_Exercise brief_
Return all of the data exactly as written, without the pictures.

_Dataset section_
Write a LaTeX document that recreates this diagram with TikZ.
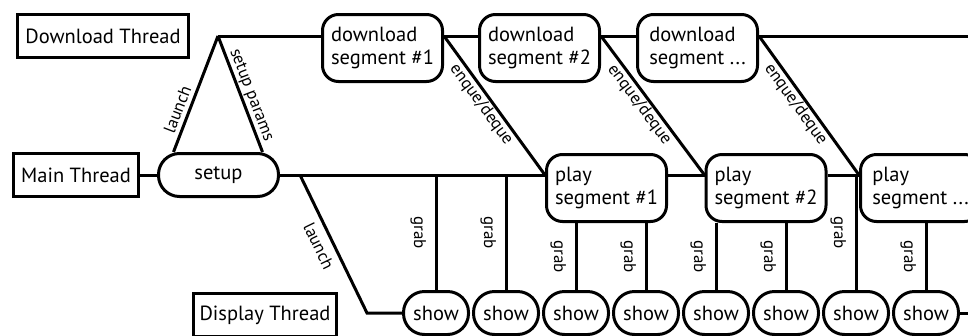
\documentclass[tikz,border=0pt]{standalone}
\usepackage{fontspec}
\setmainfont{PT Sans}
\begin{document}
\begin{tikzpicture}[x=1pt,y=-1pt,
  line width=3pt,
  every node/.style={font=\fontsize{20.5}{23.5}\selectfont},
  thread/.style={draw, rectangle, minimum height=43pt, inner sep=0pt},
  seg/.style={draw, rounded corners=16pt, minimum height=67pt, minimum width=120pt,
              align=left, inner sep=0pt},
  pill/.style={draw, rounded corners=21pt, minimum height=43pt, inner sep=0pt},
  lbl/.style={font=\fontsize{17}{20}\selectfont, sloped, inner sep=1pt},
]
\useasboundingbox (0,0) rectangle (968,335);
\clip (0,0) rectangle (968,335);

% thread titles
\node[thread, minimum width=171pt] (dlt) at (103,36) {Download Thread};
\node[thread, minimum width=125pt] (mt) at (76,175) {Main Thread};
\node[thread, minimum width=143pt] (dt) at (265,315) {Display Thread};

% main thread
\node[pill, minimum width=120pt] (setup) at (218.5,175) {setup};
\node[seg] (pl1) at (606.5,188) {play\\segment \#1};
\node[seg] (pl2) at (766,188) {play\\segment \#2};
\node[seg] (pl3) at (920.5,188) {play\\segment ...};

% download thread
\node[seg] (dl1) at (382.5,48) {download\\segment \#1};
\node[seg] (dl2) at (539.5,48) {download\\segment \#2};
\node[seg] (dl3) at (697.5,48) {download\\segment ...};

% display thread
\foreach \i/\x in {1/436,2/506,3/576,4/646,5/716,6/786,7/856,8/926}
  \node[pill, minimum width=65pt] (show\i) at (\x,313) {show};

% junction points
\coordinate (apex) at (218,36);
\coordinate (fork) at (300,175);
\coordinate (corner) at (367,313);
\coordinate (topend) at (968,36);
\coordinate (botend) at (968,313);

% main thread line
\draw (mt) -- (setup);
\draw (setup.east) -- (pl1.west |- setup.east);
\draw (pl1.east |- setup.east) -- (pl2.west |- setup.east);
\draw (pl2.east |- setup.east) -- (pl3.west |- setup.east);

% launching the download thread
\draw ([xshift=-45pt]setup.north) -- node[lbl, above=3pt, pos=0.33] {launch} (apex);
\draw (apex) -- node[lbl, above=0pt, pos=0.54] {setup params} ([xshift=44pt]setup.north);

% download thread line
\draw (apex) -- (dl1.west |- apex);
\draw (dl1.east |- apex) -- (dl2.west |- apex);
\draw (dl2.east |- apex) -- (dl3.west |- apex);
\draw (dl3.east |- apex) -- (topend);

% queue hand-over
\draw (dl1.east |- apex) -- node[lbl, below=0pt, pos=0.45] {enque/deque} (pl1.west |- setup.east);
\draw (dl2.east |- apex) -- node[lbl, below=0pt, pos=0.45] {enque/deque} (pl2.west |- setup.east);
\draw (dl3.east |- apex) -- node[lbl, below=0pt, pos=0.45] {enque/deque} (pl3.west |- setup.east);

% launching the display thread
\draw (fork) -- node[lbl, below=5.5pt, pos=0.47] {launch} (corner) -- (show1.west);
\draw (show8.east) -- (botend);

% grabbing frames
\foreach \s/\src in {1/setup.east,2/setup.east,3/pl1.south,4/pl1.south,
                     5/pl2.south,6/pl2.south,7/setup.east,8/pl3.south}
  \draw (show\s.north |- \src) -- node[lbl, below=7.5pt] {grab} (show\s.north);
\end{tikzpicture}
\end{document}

_Response to the exercise_
Write a LaTeX document that recreates this diagram with TikZ.
\documentclass[tikz,border=0pt]{standalone}
\usepackage{fontspec}
\setmainfont{PT Sans}
\begin{document}
\begin{tikzpicture}[x=1pt,y=-1pt,
  line width=3pt,
  every node/.style={font=\fontsize{20.5}{23.5}\selectfont},
  thread/.style={draw, rectangle, minimum height=43pt, inner sep=0pt},
  seg/.style={draw, rounded corners=16pt, minimum height=67pt, minimum width=120pt,
              align=left, inner sep=0pt},
  pill/.style={draw, rounded corners=21pt, minimum height=43pt, inner sep=0pt},
  lbl/.style={font=\fontsize{17}{20}\selectfont, sloped, inner sep=1pt},
]
\useasboundingbox (0,0) rectangle (968,335);
\clip (0,0) rectangle (968,335);

% thread titles
\node[thread, minimum width=171pt] (dlt) at (103,36) {Download Thread};
\node[thread, minimum width=125pt] (mt) at (76,175) {Main Thread};
\node[thread, minimum width=143pt] (dt) at (265,315) {Display Thread};

% main thread
\node[pill, minimum width=120pt] (setup) at (218.5,175) {setup};
\node[seg] (pl1) at (606.5,188) {play\\segment \#1};
\node[seg] (pl2) at (766,188) {play\\segment \#2};
\node[seg] (pl3) at (920.5,188) {play\\segment ...};

% download thread
\node[seg] (dl1) at (382.5,48) {download\\segment \#1};
\node[seg] (dl2) at (539.5,48) {download\\segment \#2};
\node[seg] (dl3) at (697.5,48) {download\\segment ...};

% display thread
\foreach \i/\x in {1/436,2/506,3/576,4/646,5/716,6/786,7/856,8/926}
  \node[pill, minimum width=65pt] (show\i) at (\x,313) {show};

% junction points
\coordinate (apex) at (218,36);
\coordinate (fork) at (300,175);
\coordinate (corner) at (367,313);
\coordinate (topend) at (968,36);
\coordinate (botend) at (968,313);

% main thread line
\draw (mt) -- (setup);
\draw (setup.east) -- (pl1.west |- setup.east);
\draw (pl1.east |- setup.east) -- (pl2.west |- setup.east);
\draw (pl2.east |- setup.east) -- (pl3.west |- setup.east);

% launching the download thread
\draw ([xshift=-45pt]setup.north) -- node[lbl, above=3pt, pos=0.33] {launch} (apex);
\draw (apex) -- node[lbl, above=0pt, pos=0.54] {setup params} ([xshift=44pt]setup.north);

% download thread line
\draw (apex) -- (dl1.west |- apex);
\draw (dl1.east |- apex) -- (dl2.west |- apex);
\draw (dl2.east |- apex) -- (dl3.west |- apex);
\draw (dl3.east |- apex) -- (topend);

% queue hand-over
\draw (dl1.east |- apex) -- node[lbl, below=0pt, pos=0.45] {enque/deque} (pl1.west |- setup.east);
\draw (dl2.east |- apex) -- node[lbl, below=0pt, pos=0.45] {enque/deque} (pl2.west |- setup.east);
\draw (dl3.east |- apex) -- node[lbl, below=0pt, pos=0.45] {enque/deque} (pl3.west |- setup.east);

% launching the display thread
\draw (fork) -- node[lbl, below=5.5pt, pos=0.47] {launch} (corner) -- (show1.west);
\draw (show8.east) -- (botend);

% grabbing frames
\foreach \s/\src in {1/setup.east,2/setup.east,3/pl1.south,4/pl1.south,
                     5/pl2.south,6/pl2.south,7/setup.east,8/pl3.south}
  \draw (show\s.north |- \src) -- node[lbl, below=7.5pt] {grab} (show\s.north);
\end{tikzpicture}
\end{document}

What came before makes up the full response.